* _Your objective_
All the data should be repeated exactly. Any image in it is left out.

* Start Source excerpt *

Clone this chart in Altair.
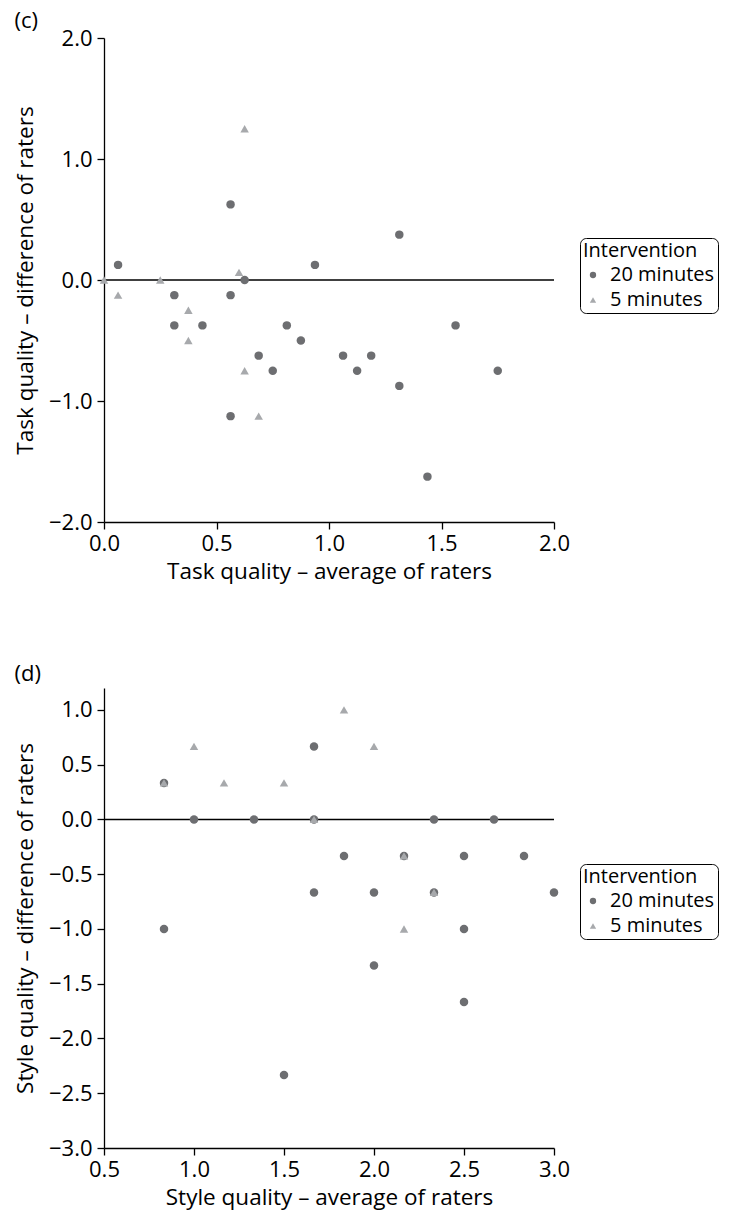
import altair as alt
import pandas as pd

groups = ["20 minutes", "5 minutes"]

# Panel (c): task quality
c_20_x = [0.0625, 0.5625, 0.3125, 0.5625, 0.625, 0.3125, 0.4375, 0.5625, 0.6875, 0.75,
          0.8125, 0.875, 0.9375, 1.0625, 1.125, 1.1875, 1.3125, 1.3125, 1.4375, 1.5625, 1.75]
c_20_y = [0.125, 0.625, -0.125, -0.125, 0.0, -0.375, -0.375, -1.125, -0.625, -0.75,
          -0.375, -0.5, 0.125, -0.625, -0.75, -0.625, 0.375, -0.875, -1.625, -0.375, -0.75]
c_5_x = [0.0, 0.0625, 0.25, 0.375, 0.375, 0.625, 0.6, 0.625, 0.6875]
c_5_y = [0.0, -0.125, 0.0, -0.25, -0.5, 1.25, 0.0625, -0.75, -1.125]

# Panel (d): style quality
d_20_x = [0.8333, 0.8333, 1.0, 1.3333, 1.5, 1.6667, 1.6667, 1.6667, 1.8333, 2.0,
          2.0, 2.1667, 2.3333, 2.3333, 2.5, 2.5, 2.5, 2.6667, 2.8333, 3.0]
d_20_y = [0.3333, -1.0, 0.0, 0.0, -2.3333, 0.6667, 0.0, -0.6667, -0.3333, -0.6667,
          -1.3333, -0.3333, 0.0, -0.6667, -0.3333, -1.0, -1.6667, 0.0, -0.3333, -0.6667]
d_5_x = [0.8333, 1.0, 1.1667, 1.5, 1.6667, 1.8333, 2.0, 2.1667, 2.1667, 2.3333]
d_5_y = [0.3333, 0.6667, 0.3333, 0.3333, 0.0, 1.0, 0.6667, -0.3333, -1.0, -0.6667]

c_xticks = [0.0, 0.5, 1.0, 1.5, 2.0]
c_yticks = [-2.0, -1.0, 0.0, 1.0, 2.0]
d_xticks = [0.5, 1.0, 1.5, 2.0, 2.5, 3.0]
d_yticks = [-3.0, -2.5, -2.0, -1.5, -1.0, -0.5, 0.0, 0.5, 1.0]

colors = ["#6d6e71", "#a7a9ac"]
shapes = ["circle", "triangle-up"]
FONT = "Open Sans"


def make_df(x20, y20, x5, y5):
    rows = [{"x": a, "y": b, "g": groups[0]} for a, b in zip(x20, y20)]
    rows += [{"x": a, "y": b, "g": groups[1]} for a, b in zip(x5, y5)]
    return pd.DataFrame(rows)


def panel(df, label, xdom, ydom, xt, yt, xtitle, ytitle, w, h, lx, ly, toff):
    legend = alt.Legend(title="Intervention", orient="none", legendX=lx, legendY=ly)
    pts = alt.Chart(df).mark_point(filled=True, opacity=1, size=72).encode(
        x=alt.X("x:Q", scale=alt.Scale(domain=xdom, nice=False, zero=False),
                axis=alt.Axis(values=xt, format=".1f", title=xtitle)),
        y=alt.Y("y:Q", scale=alt.Scale(domain=ydom, nice=False, zero=False),
                axis=alt.Axis(values=yt, format=".1f", title=ytitle)),
        color=alt.Color("g:N", scale=alt.Scale(domain=groups, range=colors), legend=legend),
        shape=alt.Shape("g:N", scale=alt.Scale(domain=groups, range=shapes), legend=legend),
    )
    zero = alt.Chart(pd.DataFrame({"y": [0.0]})).mark_rule(color="black", strokeWidth=1.5).encode(
        y="y:Q"
    )
    return alt.layer(zero, pts).properties(
        width=w, height=h,
        title=alt.Title(label, anchor="start", frame="bounds", fontSize=22,
                        fontWeight="normal", font=FONT, offset=toff, color="black"),
    )


top = panel(make_df(c_20_x, c_20_y, c_5_x, c_5_y), "(c)", [0, 2], [-2, 2], c_xticks, c_yticks,
            "Task quality – average of raters", "Task quality – difference of raters",
            450, 484, 476, 200, -6)
bottom = panel(make_df(d_20_x, d_20_y, d_5_x, d_5_y), "(d)", [0.5, 3], [-3, 1.2], d_xticks, d_yticks,
               "Style quality – average of raters", "Style quality – difference of raters",
               450, 460, 476, 176, 2)

chart = alt.vconcat(top, bottom, spacing=80).resolve_scale(
    color="independent", shape="independent"
).resolve_legend(color="independent", shape="independent").properties(
    padding={"left": 14, "top": 10, "right": 0, "bottom": 2}
).configure_view(stroke=None).configure_axis(
    grid=False, domainColor="black", tickColor="black", labelColor="black", titleColor="black",
    labelFont=FONT, titleFont=FONT, labelFontSize=22, titleFontSize=22.5, titleFontWeight="normal",
    tickSize=7, domainWidth=1.3, tickWidth=1.3, labelFlush=False,
    labelOverlap=False,
).configure_axisY(labelPadding=5, titlePadding=11).configure_axisX(
    labelPadding=4, titlePadding=6
).configure_legend(
    strokeColor="black", cornerRadius=6, padding=3, titleFont=FONT, labelFont=FONT,
    titleFontSize=20, labelFontSize=20, titleFontWeight="normal", titleColor="black",
    labelColor="black", symbolSize=40, symbolStrokeWidth=0, titlePadding=4, rowPadding=5,
    labelOffset=7,
)

chart.save("out.html", embed_options={"renderer": "svg", "actions": False})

* End Source excerpt *

* _Correct output_
Clone this chart in Altair.
import altair as alt
import pandas as pd

groups = ["20 minutes", "5 minutes"]

# Panel (c): task quality
c_20_x = [0.0625, 0.5625, 0.3125, 0.5625, 0.625, 0.3125, 0.4375, 0.5625, 0.6875, 0.75,
          0.8125, 0.875, 0.9375, 1.0625, 1.125, 1.1875, 1.3125, 1.3125, 1.4375, 1.5625, 1.75]
c_20_y = [0.125, 0.625, -0.125, -0.125, 0.0, -0.375, -0.375, -1.125, -0.625, -0.75,
          -0.375, -0.5, 0.125, -0.625, -0.75, -0.625, 0.375, -0.875, -1.625, -0.375, -0.75]
c_5_x = [0.0, 0.0625, 0.25, 0.375, 0.375, 0.625, 0.6, 0.625, 0.6875]
c_5_y = [0.0, -0.125, 0.0, -0.25, -0.5, 1.25, 0.0625, -0.75, -1.125]

# Panel (d): style quality
d_20_x = [0.8333, 0.8333, 1.0, 1.3333, 1.5, 1.6667, 1.6667, 1.6667, 1.8333, 2.0,
          2.0, 2.1667, 2.3333, 2.3333, 2.5, 2.5, 2.5, 2.6667, 2.8333, 3.0]
d_20_y = [0.3333, -1.0, 0.0, 0.0, -2.3333, 0.6667, 0.0, -0.6667, -0.3333, -0.6667,
          -1.3333, -0.3333, 0.0, -0.6667, -0.3333, -1.0, -1.6667, 0.0, -0.3333, -0.6667]
d_5_x = [0.8333, 1.0, 1.1667, 1.5, 1.6667, 1.8333, 2.0, 2.1667, 2.1667, 2.3333]
d_5_y = [0.3333, 0.6667, 0.3333, 0.3333, 0.0, 1.0, 0.6667, -0.3333, -1.0, -0.6667]

c_xticks = [0.0, 0.5, 1.0, 1.5, 2.0]
c_yticks = [-2.0, -1.0, 0.0, 1.0, 2.0]
d_xticks = [0.5, 1.0, 1.5, 2.0, 2.5, 3.0]
d_yticks = [-3.0, -2.5, -2.0, -1.5, -1.0, -0.5, 0.0, 0.5, 1.0]

colors = ["#6d6e71", "#a7a9ac"]
shapes = ["circle", "triangle-up"]
FONT = "Open Sans"


def make_df(x20, y20, x5, y5):
    rows = [{"x": a, "y": b, "g": groups[0]} for a, b in zip(x20, y20)]
    rows += [{"x": a, "y": b, "g": groups[1]} for a, b in zip(x5, y5)]
    return pd.DataFrame(rows)


def panel(df, label, xdom, ydom, xt, yt, xtitle, ytitle, w, h, lx, ly, toff):
    legend = alt.Legend(title="Intervention", orient="none", legendX=lx, legendY=ly)
    pts = alt.Chart(df).mark_point(filled=True, opacity=1, size=72).encode(
        x=alt.X("x:Q", scale=alt.Scale(domain=xdom, nice=False, zero=False),
                axis=alt.Axis(values=xt, format=".1f", title=xtitle)),
        y=alt.Y("y:Q", scale=alt.Scale(domain=ydom, nice=False, zero=False),
                axis=alt.Axis(values=yt, format=".1f", title=ytitle)),
        color=alt.Color("g:N", scale=alt.Scale(domain=groups, range=colors), legend=legend),
        shape=alt.Shape("g:N", scale=alt.Scale(domain=groups, range=shapes), legend=legend),
    )
    zero = alt.Chart(pd.DataFrame({"y": [0.0]})).mark_rule(color="black", strokeWidth=1.5).encode(
        y="y:Q"
    )
    return alt.layer(zero, pts).properties(
        width=w, height=h,
        title=alt.Title(label, anchor="start", frame="bounds", fontSize=22,
                        fontWeight="normal", font=FONT, offset=toff, color="black"),
    )


top = panel(make_df(c_20_x, c_20_y, c_5_x, c_5_y), "(c)", [0, 2], [-2, 2], c_xticks, c_yticks,
            "Task quality – average of raters", "Task quality – difference of raters",
            450, 484, 476, 200, -6)
bottom = panel(make_df(d_20_x, d_20_y, d_5_x, d_5_y), "(d)", [0.5, 3], [-3, 1.2], d_xticks, d_yticks,
               "Style quality – average of raters", "Style quality – difference of raters",
               450, 460, 476, 176, 2)

chart = alt.vconcat(top, bottom, spacing=80).resolve_scale(
    color="independent", shape="independent"
).resolve_legend(color="independent", shape="independent").properties(
    padding={"left": 14, "top": 10, "right": 0, "bottom": 2}
).configure_view(stroke=None).configure_axis(
    grid=False, domainColor="black", tickColor="black", labelColor="black", titleColor="black",
    labelFont=FONT, titleFont=FONT, labelFontSize=22, titleFontSize=22.5, titleFontWeight="normal",
    tickSize=7, domainWidth=1.3, tickWidth=1.3, labelFlush=False,
    labelOverlap=False,
).configure_axisY(labelPadding=5, titlePadding=11).configure_axisX(
    labelPadding=4, titlePadding=6
).configure_legend(
    strokeColor="black", cornerRadius=6, padding=3, titleFont=FONT, labelFont=FONT,
    titleFontSize=20, labelFontSize=20, titleFontWeight="normal", titleColor="black",
    labelColor="black", symbolSize=40, symbolStrokeWidth=0, titlePadding=4, rowPadding=5,
    labelOffset=7,
)

chart.save("out.html", embed_options={"renderer": "svg", "actions": False})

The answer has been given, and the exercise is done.